Geoff Hemingway needs to write more. This article is sound advice and we need to hear more from him.
“ACCOUNTABILITY! Yes dear reader, this is EVERYTHING. Without accountability, when your challenge gets tough, and it will, you will most likely just walk away. And why not? No one will stop you, you took this on yourself, right? NO WAY MAN! Put that challenge out there. Talk about it on social media, tell all your friends you’re in the middle of keeping a food journal. Shout out that you’re doing 5 pull ups a day from the rooftops! Ask your friends to join you in your meditation challenge, whatever it takes to have those around you checking in and keeping you on track with your accountability. Not only will this keep you honest in your challenge, it’s a wonderful way to build an intentional community around something that’s going to benefit you and those around you in the long run.

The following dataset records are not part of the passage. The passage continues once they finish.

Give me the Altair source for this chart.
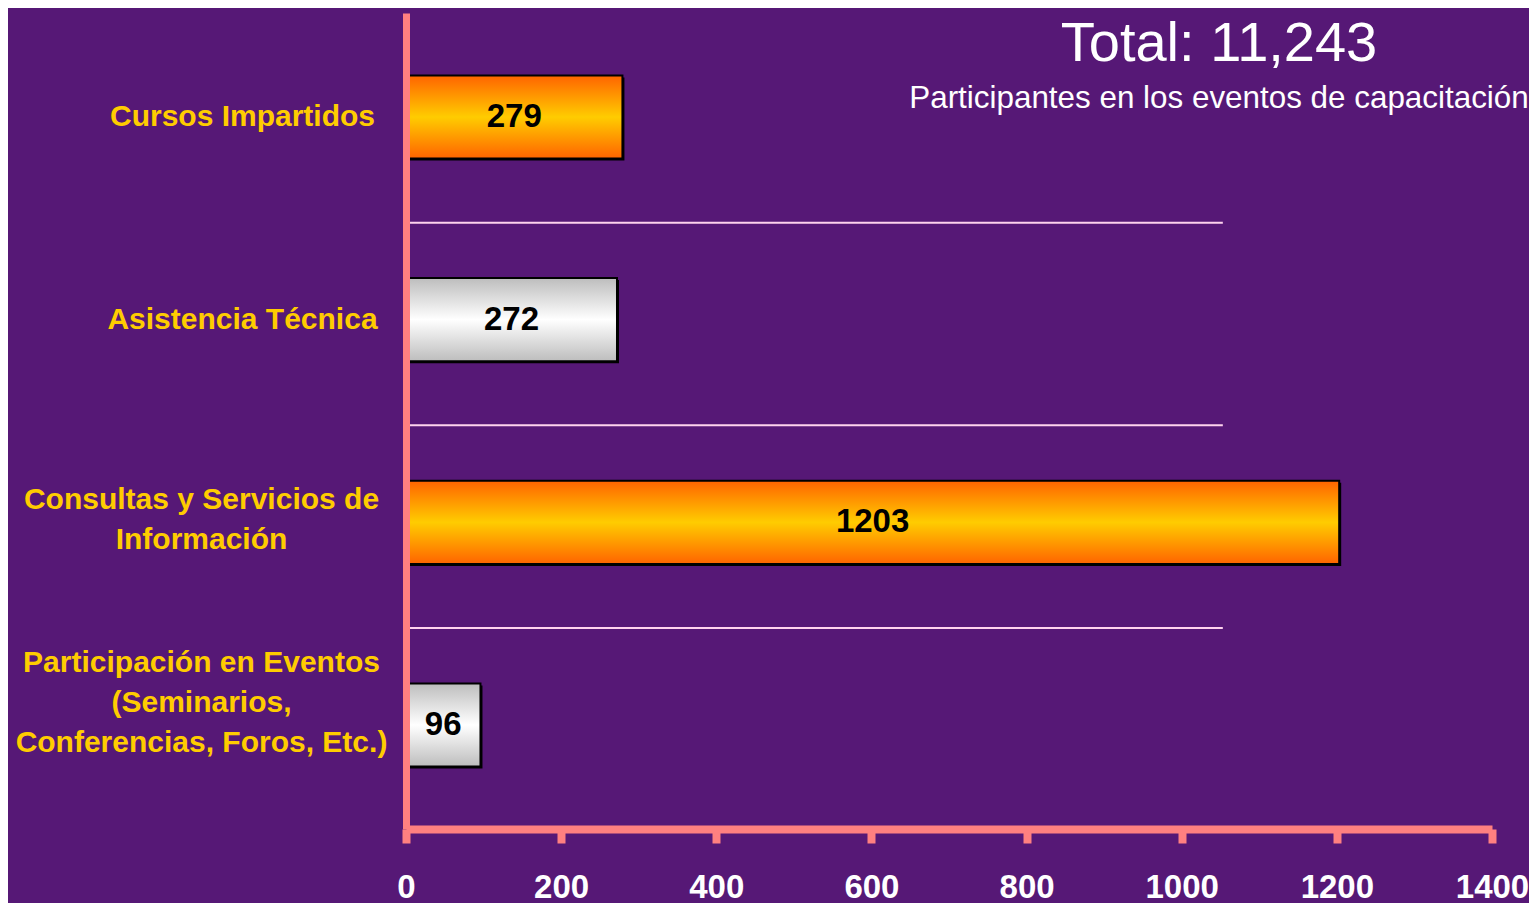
import altair as alt
import pandas as pd

# ---- data ----
categories = [
    "Cursos Impartidos",
    "Asistencia Técnica",
    "Consultas y Servicios de\nInformación",
    "Participación en Eventos\n(Seminarios,\nConferencias, Foros, Etc.)",
]
values = [279, 272, 1203, 96]
x_ticks = [0, 200, 400, 600, 800, 1000, 1200, 1400]
title_text = "Total: 11,243"
subtitle_text = "Participantes en los eventos de capacitación"

df = pd.DataFrame({"category": categories, "value": values})

# ---- styles ----
FONT = "Liberation Sans"
AXIS_COLOR = "#FF8080"
BG = "#561876"
GRID_END = 1053

orange = {
    "gradient": "linear", "x1": 0, "y1": 0, "x2": 0, "y2": 1,
    "stops": [
        {"offset": 0, "color": "#FF6400"},
        {"offset": 0.5, "color": "#FFCC00"},
        {"offset": 1, "color": "#FF6400"},
    ],
}
silver = {
    "gradient": "linear", "x1": 0, "y1": 0, "x2": 0, "y2": 1,
    "stops": [
        {"offset": 0, "color": "#BDBDBD"},
        {"offset": 0.5, "color": "#FFFFFF"},
        {"offset": 1, "color": "#BDBDBD"},
    ],
}

x_scale = alt.Scale(domain=[0, 1400], nice=False, zero=True)
y_scale = alt.Scale(domain=categories, paddingInner=0.59, paddingOuter=0.308)

x_axis = alt.Axis(
    orient="bottom", values=x_ticks, format="d", grid=False, title=None, zindex=1,
    domainColor=AXIS_COLOR, domainWidth=8,
    tickColor=AXIS_COLOR, tickWidth=8, tickSize=14,
    labelColor="white", labelFont=FONT, labelFontSize=33, labelFontWeight="bold",
    labelPadding=28, labelFlush=False, labelOverlap=False,
)

y_axis = alt.Axis(
    orient="left", grid=False, ticks=False, tickSize=0, title=None, zindex=1,
    domainColor=AXIS_COLOR, domainWidth=7,
    labelColor="#FFCC00", labelFont=FONT, labelFontSize=30, labelFontWeight="bold",
    labelAlign="center", labelBaseline="middle", labelLineHeight=40,
    labelLimit=1000, labelOverlap=False,
    labelExpr="split(datum.label, '\\n')",
    labelPadding={"condition": {"test": "indexof(datum.value, '\\n') < 0", "value": 164}, "value": 205},
    labelOffset={
        "condition": [
            {"test": "length(split(datum.value, '\\n')) > 2", "value": -62},
            {"test": "length(split(datum.value, '\\n')) > 1", "value": -22},
        ],
        "value": 0,
    },
)

base = alt.Chart(df).transform_window(idx="row_number()")

y_enc = alt.Y("category:N", scale=y_scale, axis=y_axis)

# grid lines between categories (drawn above every category but the first)
rules = (
    base.transform_filter("datum.idx > 1")
    .mark_rule(color="#FFD3EE", strokeWidth=2, yOffset=-97)
    .encode(
        y=y_enc,
        x=alt.X(datum=0, scale=x_scale, axis=x_axis),
        x2=alt.X2(datum=GRID_END),
    )
)

shadow = base.mark_bar(color="black", xOffset=2, yOffset=2).encode(
    y=y_enc, x=alt.X("value:Q", scale=x_scale, axis=x_axis)
)
bars = base.mark_bar(stroke="black", strokeWidth=2).encode(
    y=y_enc,
    x=alt.X("value:Q", scale=x_scale, axis=x_axis),
    fill={"condition": {"test": "datum.idx % 2 == 1", "value": orange}, "value": silver},
)
labels = (
    base.transform_calculate(mid="datum.value / 2")
    .mark_text(font=FONT, fontSize=33, fontWeight="bold", color="black", align="center", baseline="middle")
    .encode(y=y_enc, x=alt.X("mid:Q", scale=x_scale, axis=x_axis), text=alt.Text("value:Q"))
)

chart = (
    alt.layer(rules, shadow, bars, labels)
    .properties(
        width=1086,
        height=816,
        autosize=alt.AutoSizeParams(type="none"),
        padding={"left": 398, "top": 5, "right": 37, "bottom": 74},
        background=BG,
        title=alt.TitleParams(
            text=title_text, subtitle=subtitle_text,
            anchor="middle", frame="group", dx=270, dy=102, offset=0,
            font=FONT, fontSize=56, fontWeight="normal", color="white",
            subtitleFont=FONT, subtitleFontSize=31.4, subtitleColor="white", subtitlePadding=10,
        ),
    )
    .configure_view(stroke=None)
)

chart.save("out.html", embed_options={"renderer": "svg", "actions": False})
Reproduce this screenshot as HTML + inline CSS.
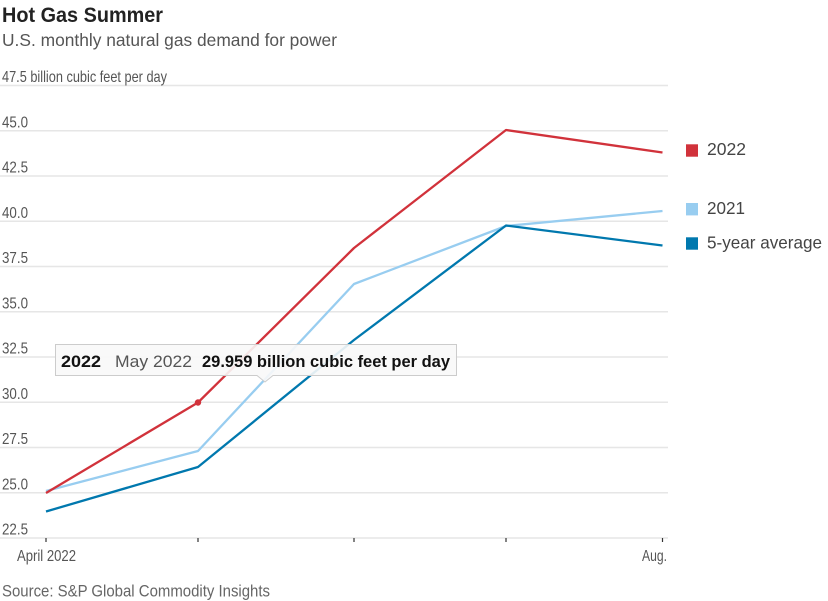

“So my friends, you now have three great guidelines to determine if a monthly challenge is the right thing for you. And in reality, trial and error is the very best guideline of all. Taking that first step and choosing something that will challenge you for an extended period of time is a wonderful way to stay fresh and add new skills to your already expanding AWESOMENESS.”
I did a five-part series on programming over at Dragondoor. All five parts seem hard to find, so here they are for you.
“The problem with programming is simple: the word ‘program’ is sitting right there to start off the word ‘programming.’ And, programs are the problem.
“It’s not an unusual week when someone emails me asking for a ‘program.’ It’s not unlike a patient calling a doctor and asking for medicine. There seems to be a logical follow-up, question:
“‘Um, for what?’
“There are a million programs out there in books, magazines and the internet. A typical bodybuilding magazine will provide about a dozen conflicting and complicated programs guaranteed to terrorize your triceps, pound your pectorals, and blitz your biceps.
“There are programs for fat loss, muscle gain, and athletic peaking. I imagine they are all good and work perfectly as written. Sadly, few people ever follow a program for more than a few workouts. Few of us ever actually FINISH programs. So, when it comes to actually following programs, we end up with dozens of starts and misfires—and miss the big picture.”
Fasting and exercise are a pretty good thing to consider. It might even cause some relief to some issues. This article shows the transformative benefits of fasting.
In the experiments, mice were put on a modified form of the “fasting-mimicking diet”.
It is like the human form of the diet when people spend five days on a low-calorie, low-protein, low-carbohydrate but high unsaturated-fat diet.
It resembles a vegan diet with nuts and soups, but with around 800 to 1,100 calories a day.
Then they have 25 days eating what they want – so overall it mimics periods of feast and famine.
Previous research has suggested it can slow the pace of aging.
But animal experiments showed the diet regenerated a special type of cell in the pancreas called a beta cell.
These are the cells that detect sugar in the blood and release the hormone insulin if it gets too high.